Members of MSU’s now-dissolved women’s swim and dive team settled their lawsuit against MSU Friday evening, agreeing to end the case in exchange for further review and revision of Title IX policies by the university's athletic department.
According to a release from the female swimmers' law firm, the settlement agreement will see MSU appoint an independent Gender Equity Director who will conduct a full “gender equity review” of the athletic department. This director will scrutinize the treatment, benefits and athletic financial aid given to male and female athletes. They will work with MSU to create a plan to address any inequalities found in their review and resolve those issues by the 2026-2027 school year.
The firm said the settlement does not outline any plan for reinstatement of the women’s swim and dive team.
“Our settlement today, while so worthy of celebration, was bittersweet,” plaintiff Elise Turk said in a statement. “Even though our team will not be making a return in the near future, it’s gratifying to know that Michigan State University will be evaluated and held accountable for any future mistreatment of their female athletes.”
Deputy spokesperson Dan Olsen said the university is pleased to have reached resolution in the case.
“MSU remains committed to providing equal opportunities for all student-athletes,” Olsen said. “While the university is in compliance with Title IX, these measures will help ensure public trust in our compliance enforcement through an ongoing independent, third-party review.”
The lawsuit followed MSU’s announcement to cut the swim and dive team in October 2020. The swimmers argued by cutting a sport with many roster spots for women, the university had changed the overall gender-ratio of male to female opportunities in sports. Their argument centered around MSU's ability to comply with Title IX, a federal statute which mandates equal athletic participation between men and women at both private and public universities.
In August 2022, a district judge ordered the university submit a plan outlining its Title IX compliance plan. In December, MSU submitted its plan.
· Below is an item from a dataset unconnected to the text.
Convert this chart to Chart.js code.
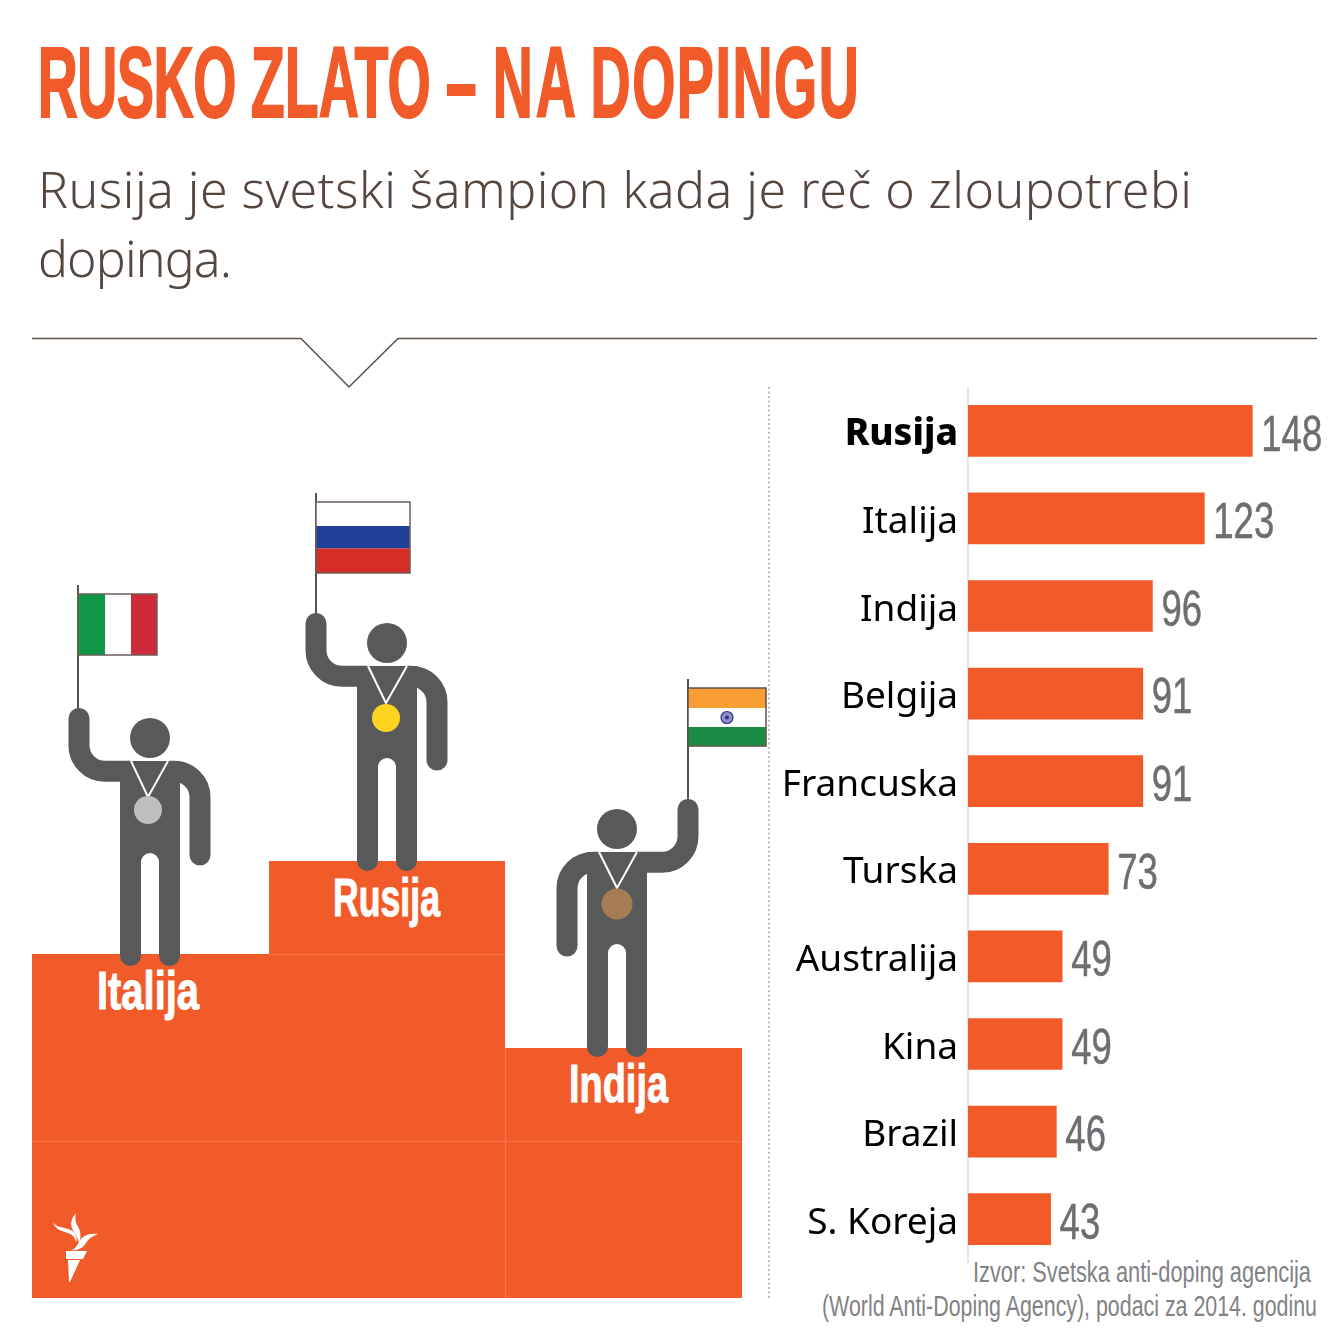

The university contended in its plan that it was not out of compliance, and if it was to fall short in the future, it would regain compliance with cutting individual roster spots rather than adding a team.
Much of the compliance disagreement centered around how to measure equality of female and male opportunities. While the former swimmers argued the statue demands exact numerical compliance, MSU argued an overall percentage is sufficient. The university’s method would make the current gap – nine more male athletes in the total 800+ roster spots – within compliance of the statute.
In response to the numerical vs. percentage disagreement, MSU asked the U.S. Supreme Court to clarify the federal Title IX statute, but the court did not agree to hear the case.
In 2021, the NCAA went through a Gender Equity Review similar to the one outlined in this settlement, following criticism from players and coaches of disproportionately inadequate facilities at a women’s basketball tournament in San Antonio.